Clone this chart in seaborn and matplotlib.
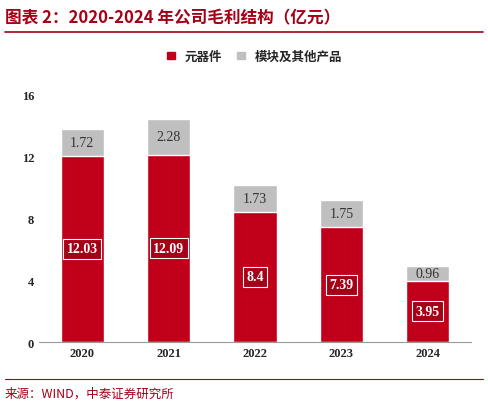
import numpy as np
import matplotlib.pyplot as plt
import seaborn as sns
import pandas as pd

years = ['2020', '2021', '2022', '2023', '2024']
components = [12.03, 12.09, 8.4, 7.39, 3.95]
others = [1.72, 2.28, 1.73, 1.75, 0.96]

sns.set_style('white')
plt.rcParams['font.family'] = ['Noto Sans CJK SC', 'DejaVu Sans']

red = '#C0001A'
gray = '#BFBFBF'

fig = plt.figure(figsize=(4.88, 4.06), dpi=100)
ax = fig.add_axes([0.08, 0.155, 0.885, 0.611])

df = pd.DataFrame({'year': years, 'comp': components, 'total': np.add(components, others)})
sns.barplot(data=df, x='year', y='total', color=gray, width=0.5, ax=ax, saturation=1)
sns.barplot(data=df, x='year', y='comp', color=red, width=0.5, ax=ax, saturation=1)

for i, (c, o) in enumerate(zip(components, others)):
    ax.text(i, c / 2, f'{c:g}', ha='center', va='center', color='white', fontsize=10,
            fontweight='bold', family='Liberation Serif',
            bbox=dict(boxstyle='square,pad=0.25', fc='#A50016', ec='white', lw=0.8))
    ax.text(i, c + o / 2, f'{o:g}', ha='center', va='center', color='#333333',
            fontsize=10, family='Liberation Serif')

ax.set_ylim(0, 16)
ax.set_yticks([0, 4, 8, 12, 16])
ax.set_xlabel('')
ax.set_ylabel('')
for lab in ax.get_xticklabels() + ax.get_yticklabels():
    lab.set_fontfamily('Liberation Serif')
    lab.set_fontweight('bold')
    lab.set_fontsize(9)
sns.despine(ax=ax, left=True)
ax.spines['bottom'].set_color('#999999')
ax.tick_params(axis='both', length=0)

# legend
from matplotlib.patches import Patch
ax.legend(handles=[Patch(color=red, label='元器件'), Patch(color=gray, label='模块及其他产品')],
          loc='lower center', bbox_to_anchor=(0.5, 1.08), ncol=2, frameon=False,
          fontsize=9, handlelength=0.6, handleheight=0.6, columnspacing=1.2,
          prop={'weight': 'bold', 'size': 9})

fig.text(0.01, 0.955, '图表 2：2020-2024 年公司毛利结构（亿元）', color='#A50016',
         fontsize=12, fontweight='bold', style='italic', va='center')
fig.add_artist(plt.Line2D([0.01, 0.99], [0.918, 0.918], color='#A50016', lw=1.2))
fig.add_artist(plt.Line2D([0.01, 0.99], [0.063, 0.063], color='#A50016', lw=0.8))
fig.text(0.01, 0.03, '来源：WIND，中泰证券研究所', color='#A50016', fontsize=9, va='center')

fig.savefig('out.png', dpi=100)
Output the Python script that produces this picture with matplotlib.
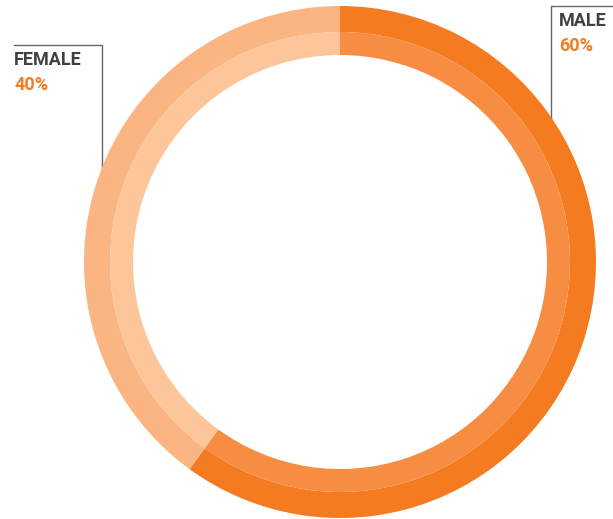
....................
__Objective__
Quote each entry above verbatim and drop the pictures.

__Exercise response__
Clone this chart in seaborn and matplotlib.
import numpy as np
import matplotlib.pyplot as plt
import seaborn as sns
import pandas as pd

years = ['2020', '2021', '2022', '2023', '2024']
components = [12.03, 12.09, 8.4, 7.39, 3.95]
others = [1.72, 2.28, 1.73, 1.75, 0.96]

sns.set_style('white')
plt.rcParams['font.family'] = ['Noto Sans CJK SC', 'DejaVu Sans']

red = '#C0001A'
gray = '#BFBFBF'

fig = plt.figure(figsize=(4.88, 4.06), dpi=100)
ax = fig.add_axes([0.08, 0.155, 0.885, 0.611])

df = pd.DataFrame({'year': years, 'comp': components, 'total': np.add(components, others)})
sns.barplot(data=df, x='year', y='total', color=gray, width=0.5, ax=ax, saturation=1)
sns.barplot(data=df, x='year', y='comp', color=red, width=0.5, ax=ax, saturation=1)

for i, (c, o) in enumerate(zip(components, others)):
    ax.text(i, c / 2, f'{c:g}', ha='center', va='center', color='white', fontsize=10,
            fontweight='bold', family='Liberation Serif',
            bbox=dict(boxstyle='square,pad=0.25', fc='#A50016', ec='white', lw=0.8))
    ax.text(i, c + o / 2, f'{o:g}', ha='center', va='center', color='#333333',
            fontsize=10, family='Liberation Serif')

ax.set_ylim(0, 16)
ax.set_yticks([0, 4, 8, 12, 16])
ax.set_xlabel('')
ax.set_ylabel('')
for lab in ax.get_xticklabels() + ax.get_yticklabels():
    lab.set_fontfamily('Liberation Serif')
    lab.set_fontweight('bold')
    lab.set_fontsize(9)
sns.despine(ax=ax, left=True)
ax.spines['bottom'].set_color('#999999')
ax.tick_params(axis='both', length=0)

# legend
from matplotlib.patches import Patch
ax.legend(handles=[Patch(color=red, label='元器件'), Patch(color=gray, label='模块及其他产品')],
          loc='lower center', bbox_to_anchor=(0.5, 1.08), ncol=2, frameon=False,
          fontsize=9, handlelength=0.6, handleheight=0.6, columnspacing=1.2,
          prop={'weight': 'bold', 'size': 9})

fig.text(0.01, 0.955, '图表 2：2020-2024 年公司毛利结构（亿元）', color='#A50016',
         fontsize=12, fontweight='bold', style='italic', va='center')
fig.add_artist(plt.Line2D([0.01, 0.99], [0.918, 0.918], color='#A50016', lw=1.2))
fig.add_artist(plt.Line2D([0.01, 0.99], [0.063, 0.063], color='#A50016', lw=0.8))
fig.text(0.01, 0.03, '来源：WIND，中泰证券研究所', color='#A50016', fontsize=9, va='center')

fig.savefig('out.png', dpi=100)
Output the Python script that produces this picture with matplotlib.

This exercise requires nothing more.